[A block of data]
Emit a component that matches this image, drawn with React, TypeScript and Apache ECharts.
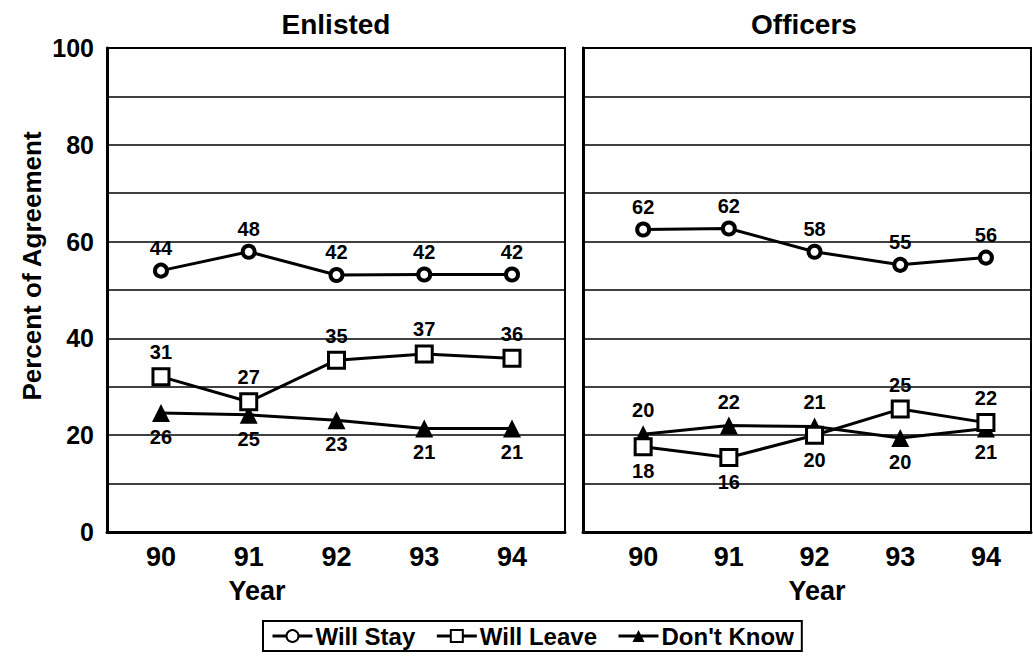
import React, { useEffect, useRef } from "react";
import * as echarts from "echarts";

const years = [90, 91, 92, 93, 94];
const yTicks = [0, 20, 40, 60, 80, 100];
const seriesNames = ["Will Stay", "Will Leave", "Don't Know"];
const panelTitles = ["Enlisted", "Officers"];

// plotted positions
const enlistedStay = [54.0, 57.9, 53.1, 53.2, 53.2];
const enlistedLeave = [32.1, 26.9, 35.5, 36.8, 35.9];
const enlistedDontKnow = [24.6, 24.2, 23.1, 21.4, 21.4];
const officersStay = [62.5, 62.7, 57.9, 55.2, 56.7];
const officersLeave = [17.6, 15.4, 20.0, 25.4, 22.6];
const officersDontKnow = [20.2, 22.0, 21.8, 19.4, 21.4];

// printed value labels
const enlistedStayLabels = [44, 48, 42, 42, 42];
const enlistedLeaveLabels = [31, 27, 35, 37, 36];
const enlistedDontKnowLabels = [26, 25, 23, 21, 21];
const officersStayLabels = [62, 62, 58, 55, 56];
const officersLeaveLabels = [18, 16, 20, 25, 22];
const officersDontKnowLabels = [20, 22, 21, 20, 21];

const FONT = "'Liberation Sans', Arial, Helvetica, sans-serif";

export default function App() {
  const ref = useRef<HTMLDivElement>(null);

  useEffect(() => {
    if (!ref.current) return;
    const chart = echarts.init(ref.current, undefined, { renderer: "svg" });

    const labelStyle = {
      show: true,
      color: "#000",
      fontFamily: FONT,
      fontWeight: "bold" as const,
      fontSize: 20,
      distance: 5,
    };

    const styles: any = {
      "Will Stay": {
        symbol: "circle",
        symbolSize: 12,
        itemStyle: { color: "#fff", borderColor: "#000", borderWidth: 4 },
      },
      "Will Leave": {
        symbol: "rect",
        symbolSize: 16,
        itemStyle: { color: "#fff", borderColor: "#000", borderWidth: 3 },
      },
      "Don't Know": {
        symbol: "triangle",
        symbolSize: 18,
        itemStyle: { color: "#000", borderColor: "#000", borderWidth: 0 },
      },
    };

    const makeSeries = (
      name: string,
      gridIdx: number,
      values: number[],
      labels: number[],
      positions: string[]
    ) => ({
      type: "line",
      name,
      xAxisIndex: gridIdx,
      yAxisIndex: gridIdx,
      ...styles[name],
      lineStyle: { color: "#000", width: 3 },
      z: name === "Will Leave" ? 3 : 2,
      data: values.map((v, i) => ({
        value: [years[i], v],
        label: { ...labelStyle, position: positions[i], formatter: String(labels[i]) },
      })),
    });

    const allTop = years.map(() => "top");
    const allBottom = years.map(() => "bottom");
    const offLeavePos = officersLeave.map((v, i) => (v > officersDontKnow[i] ? "top" : "bottom"));
    const offDkPos = officersDontKnow.map((v, i) => (v >= officersLeave[i] ? "top" : "bottom"));

    const gridDefs = [
      { left: 107, top: 48, width: 458, height: 484 },
      { left: 583, top: 48, width: 448, height: 484 },
    ];
    const xRanges = [
      { min: 89.385, max: 94.604 },
      { min: 89.298, max: 94.526 },
    ];

    const option: any = {
      animation: false,
      backgroundColor: "#fff",
      textStyle: { fontFamily: FONT },
      grid: gridDefs.map((g) => ({
        ...g,
        show: true,
        borderColor: "#000",
        borderWidth: 2,
        backgroundColor: "transparent",
      })),
      xAxis: gridDefs.map((_, i) => ({
        gridIndex: i,
        type: "value",
        min: xRanges[i].min,
        max: xRanges[i].max,
        axisLine: { show: true, onZero: false, lineStyle: { color: "#000", width: 3 } },
        axisTick: { show: false },
        splitLine: { show: false },
        axisLabel: {
          customValues: years,
          formatter: (v: number) => String(v),
          color: "#000",
          fontFamily: FONT,
          fontWeight: "bold",
          fontSize: 27,
          margin: 11,
        },
      })),
      yAxis: gridDefs.map((_, i) => ({
        gridIndex: i,
        type: "value",
        min: 0,
        max: 100,
        interval: 10,
        axisLine: { show: true, lineStyle: { color: "#000", width: 3 } },
        axisTick: { show: false },
        splitLine: { show: true, lineStyle: { color: "#000", width: 1.5 } },
        axisLabel: {
          show: i === 0,
          customValues: yTicks,
          color: "#000",
          fontFamily: FONT,
          fontWeight: "bold",
          fontSize: 25,
          margin: 13,
        },
      })),
      legend: {
        data: seriesNames,
        left: 263,
        top: 621,
        orient: "horizontal",
        itemWidth: 40,
        itemHeight: 15,
        itemGap: 20,
        padding: [3, 8, 3, 8],
        borderColor: "#000",
        borderWidth: 2,
        lineStyle: { color: "#000", width: 3 },
        textStyle: { color: "#000", fontFamily: FONT, fontWeight: "bold", fontSize: 24, padding: [0, 0, 0, -2] },
      },
      graphic: [
        {
          type: "text",
          x: 336,
          y: 24,
          style: { text: panelTitles[0], fill: "#000", font: `bold 28px ${FONT}`, textAlign: "center", textVerticalAlign: "middle" },
        },
        {
          type: "text",
          x: 804,
          y: 24,
          style: { text: panelTitles[1], fill: "#000", font: `bold 28px ${FONT}`, textAlign: "center", textVerticalAlign: "middle" },
        },
        {
          type: "text",
          x: 257,
          y: 591,
          style: { text: "Year", fill: "#000", font: `bold 27px ${FONT}`, textAlign: "center", textVerticalAlign: "middle" },
        },
        {
          type: "text",
          x: 817,
          y: 591,
          style: { text: "Year", fill: "#000", font: `bold 27px ${FONT}`, textAlign: "center", textVerticalAlign: "middle" },
        },
        {
          type: "text",
          x: 32,
          y: 266,
          rotation: Math.PI / 2,
          style: { text: "Percent of Agreement", fill: "#000", font: `bold 26px ${FONT}`, textAlign: "center", textVerticalAlign: "middle" },
        },
      ],
      series: [
        makeSeries("Will Stay", 0, enlistedStay, enlistedStayLabels, allTop),
        makeSeries("Will Leave", 0, enlistedLeave, enlistedLeaveLabels, allTop),
        makeSeries("Don't Know", 0, enlistedDontKnow, enlistedDontKnowLabels, allBottom),
        makeSeries("Will Stay", 1, officersStay, officersStayLabels, allTop),
        makeSeries("Will Leave", 1, officersLeave, officersLeaveLabels, offLeavePos),
        makeSeries("Don't Know", 1, officersDontKnow, officersDontKnowLabels, offDkPos),
      ],
    };

    chart.setOption(option);
    return () => chart.dispose();
  }, []);

  return (
    <div
      ref={ref}
      style={{ position: "fixed", left: 0, top: 0, width: 1033, height: 658, background: "#fff" }}
    />
  );
}
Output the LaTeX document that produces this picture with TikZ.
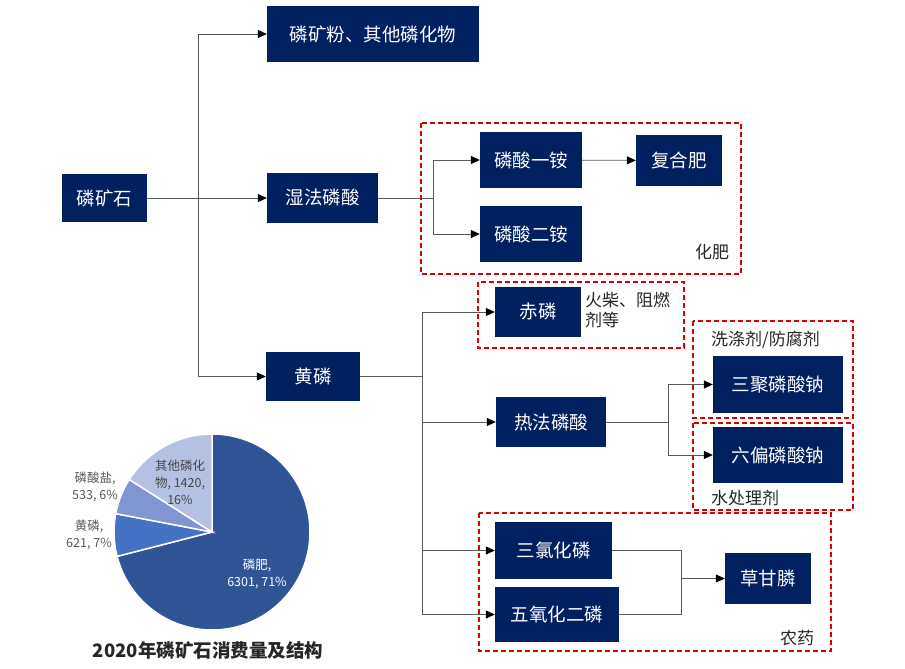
\documentclass[tikz,border=0pt]{standalone}
\usepackage{fontspec}
\setmainfont{Noto Sans CJK SC}
\usepackage{tikz}
\usetikzlibrary{arrows.meta, positioning}
\definecolor{azul}{HTML}{002060}
\definecolor{rojo}{HTML}{D90000}
\definecolor{linea}{HTML}{595959}
\definecolor{texto}{HTML}{262626}
\definecolor{gris}{HTML}{595959}
\definecolor{pieA}{HTML}{2F5597}
\definecolor{pieB}{HTML}{4472C4}
\definecolor{pieC}{HTML}{7F96D2}
\definecolor{pieD}{HTML}{B4C1E3}

\begin{document}
\begin{tikzpicture}[x=1pt, y=-1pt,
      bloque/.style={fill=azul, text=white, inner sep=0pt,
                     font=\fontsize{18.5}{20}\selectfont},
      conector/.style={draw=linea, line width=0.8pt},
      flecha/.style={conector, -{Triangle[length=9pt, width=8pt, color=black]}},
      marco/.style={draw=rojo, line width=1.6pt, dash pattern=on 5pt off 3pt},
      nota/.style={text=texto, font=\fontsize{17}{20}\selectfont, inner sep=0pt},
      etiqueta/.style={text=gris, align=center, inner sep=0pt,
                       font=\fontsize{12.5}{17}\selectfont},
      rebanada/.style={draw=white, line width=1.5pt}]
    \useasboundingbox (0,0) rectangle (905,669);

    % cadena principal
    \node[bloque, minimum width=85pt, minimum height=48pt] (roca) at (104.5,198) {磷矿石};
    \node[bloque, minimum width=212pt, minimum height=56pt] (polvo) at (373,34) {磷矿粉、其他磷化物};
    \node[bloque, minimum width=111pt, minimum height=50pt] (humedo) at (322.5,198) {湿法磷酸};
    \node[bloque, minimum width=94pt, minimum height=49pt] (amarillo) at (313,376.5) {黄磷};

    % via humeda
    \node[bloque, minimum width=102pt, minimum height=56pt] (mono) at (531,160) {磷酸一铵};
    \node[bloque, minimum width=102pt, minimum height=56pt] (di) at (531,234) {磷酸二铵};
    \node[bloque, minimum width=86pt, minimum height=51pt] (compuesto) at (679,160.5) {复合肥};

    % via fosforo amarillo
    \node[bloque, minimum width=86pt, minimum height=50pt] (rojoP) at (538,312) {赤磷};
    \node[bloque, minimum width=110pt, minimum height=50pt] (termico) at (551,422) {热法磷酸};
    \node[bloque, minimum width=130pt, minimum height=57pt] (tripoli) at (778,384.5) {三聚磷酸钠};
    \node[bloque, minimum width=130pt, minimum height=56pt] (hexa) at (778,455) {六偏磷酸钠};
    \node[bloque, minimum width=117pt, minimum height=57pt] (tricloruro) at (553.5,550.5) {三氯化磷};
    \node[bloque, minimum width=124pt, minimum height=55pt] (pentoxido) at (557,614.5) {五氧化二磷};
    \node[bloque, minimum width=86pt, minimum height=51pt] (glifosato) at (768,578.5) {草甘膦};

    % puntos de union
    \coordinate (troncoA) at (198,198);
    \coordinate (troncoB) at (433,198);
    \coordinate (troncoC) at (422,376.5);
    \coordinate (troncoD) at (668,422);
    \coordinate (troncoE) at (681,578.5);

    \draw[conector] (roca) -- (troncoA);
    \draw[flecha] (troncoA) |- (polvo);
    \draw[flecha] (troncoA) -- (humedo);
    \draw[flecha] (troncoA) |- (amarillo);

    \draw[conector] (humedo) -- (troncoB);
    \draw[flecha] (troncoB) |- (mono);
    \draw[flecha] (troncoB) |- (di);
    \draw[flecha] (mono) -- (compuesto);

    \draw[conector] (amarillo) -- (troncoC);
    \draw[flecha] (troncoC) |- (rojoP);
    \draw[flecha] (troncoC) |- (termico);
    \draw[flecha] (troncoC) |- (tricloruro);
    \draw[flecha] (troncoC) |- (pentoxido);

    \draw[conector] (termico) -- (troncoD);
    \draw[flecha] (troncoD) |- (tripoli);
    \draw[flecha] (troncoD) |- (hexa);

    \draw[conector] (tricloruro.east) -| (troncoE);
    \draw[conector] (pentoxido.east) -| (troncoE);
    \draw[flecha] (troncoE) -- (glifosato);

    % marcos de uso
    \draw[marco] (421,123) rectangle (741,274);
    \draw[marco] (478,282) rectangle (684,348);
    \draw[marco] (693,321) rectangle (853,418);
    \draw[marco] (693,423) rectangle (853,510);
    \draw[marco] (479,513) rectangle (831,651);

    \node[nota] (fertilizante) at (712,252) {化肥};
    \node[nota, anchor=west, align=left] (usoRojo) at (585,310) {火柴、阻燃\\剂等};
    \node[nota, anchor=west] (detergente) at (711,340) {洗涤剂/防腐剂};
    \node[nota, anchor=west] (agua) at (711,498) {水处理剂};
    \node[nota] (pesticida) at (797,638) {农药};

    % grafico de sectores
    \begin{scope}[shift={(212,532)}, y=1pt]
      \filldraw[rebanada, fill=pieA] (0,0) -- (90:98pt) arc[start angle=90, end angle=-165.6, radius=98pt] -- cycle;
      \filldraw[rebanada, fill=pieB] (0,0) -- (-165.6:98pt) arc[start angle=-165.6, end angle=-190.8, radius=98pt] -- cycle;
      \filldraw[rebanada, fill=pieC] (0,0) -- (-190.8:98pt) arc[start angle=-190.8, end angle=-212.4, radius=98pt] -- cycle;
      \filldraw[rebanada, fill=pieD] (0,0) -- (-212.4:98pt) arc[start angle=-212.4, end angle=-270, radius=98pt] -- cycle;
    \end{scope}

    \node[etiqueta, text=white] (lblFert) at (257,574) {磷肥,\\6301, 71\%};
    \node[etiqueta] (lblAmarillo) at (89,535) {黄磷,\\621, 7\%};
    \node[etiqueta] (lblSales) at (95,486.5) {磷酸盐,\\533, 6\%};
    \node[etiqueta, text=texto!85] (lblOtros) at (180,482) {其他磷化\\物, 1420,\\16\%};

    \node[text=texto, inner sep=0pt, font=\bfseries\fontsize{18.5}{20}\selectfont] (titulo) at (208,650) {2020年磷矿石消费量及结构};
  \end{tikzpicture}
\end{document}
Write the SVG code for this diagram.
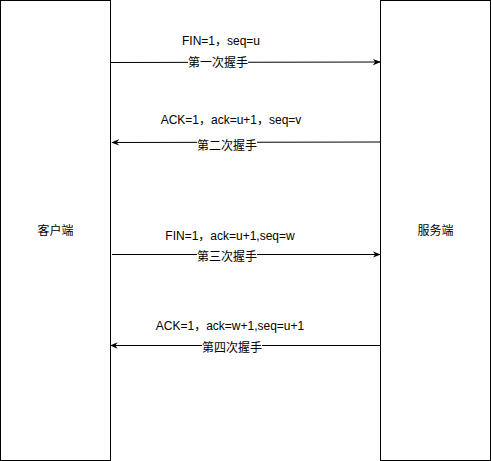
<svg xmlns="http://www.w3.org/2000/svg" width="491" height="461" viewBox="0 0 491 461">
<defs>
<style>
.box{fill:#fff;stroke:#000;stroke-width:1}
.t{font-family:"Liberation Sans","Noto Sans CJK SC",sans-serif;font-size:12px;fill:#000;text-anchor:middle;dominant-baseline:central}
.ln{stroke:#000;stroke-width:1;fill:none}
.lb{fill:#fff}
</style>
<marker id="ah" viewBox="0 0 10 10" refX="9" refY="5" markerWidth="8" markerHeight="8" markerUnits="userSpaceOnUse" orient="auto">
<path d="M0,1 L10,5 L0,9 L3,5 Z" fill="#000"/>
</marker>
</defs>
<g id="client">
<rect class="box" x="0.5" y="0.5" width="110" height="460"/>
<text class="t" x="55.5" y="231">客户端</text>
</g>
<g id="server">
<rect class="box" x="380.5" y="0.5" width="110" height="460"/>
<text class="t" x="435.5" y="231">服务端</text>
</g>
<g id="connectors">
<line class="ln" x1="110.5" y1="62.5" x2="380" y2="62" marker-end="url(#ah)"/>
<line class="ln" x1="380.5" y1="142" x2="112" y2="142.5" marker-end="url(#ah)"/>
<line class="ln" x1="112" y1="254.5" x2="380" y2="254.5" marker-end="url(#ah)"/>
<line class="ln" x1="380.5" y1="345.5" x2="110.5" y2="345.5" marker-end="url(#ah)"/>
<rect class="lb" x="188" y="56" width="60" height="14"/>
<text class="t" x="218" y="63">第一次握手</text>
<rect class="lb" x="197" y="139" width="60" height="14"/>
<text class="t" x="227" y="146">第二次握手</text>
<rect class="lb" x="197" y="250" width="60" height="14"/>
<text class="t" x="227" y="257">第三次握手</text>
<rect class="lb" x="202" y="341" width="60" height="14"/>
<text class="t" x="232" y="348">第四次握手</text>
</g>
<g id="labels">
<text class="t" x="221" y="41">FIN=1，seq=u</text>
<text class="t" x="231" y="120">ACK=1，ack=u+1，seq=v</text>
<text class="t" x="230" y="236">FIN=1，ack=u+1,seq=w</text>
<text class="t" x="230" y="326">ACK=1，ack=w+1,seq=u+1</text>
</g>
</svg>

*What the task asks*
Write out exactly the lines between the start of the data and the line with "import * as", including both, but none of the pictures.

*Complete response*
Emit a component that matches this image, drawn with React, TypeScript and Apache ECharts.
import React, { useEffect, useRef } from "react";
import * as echarts from "echarts";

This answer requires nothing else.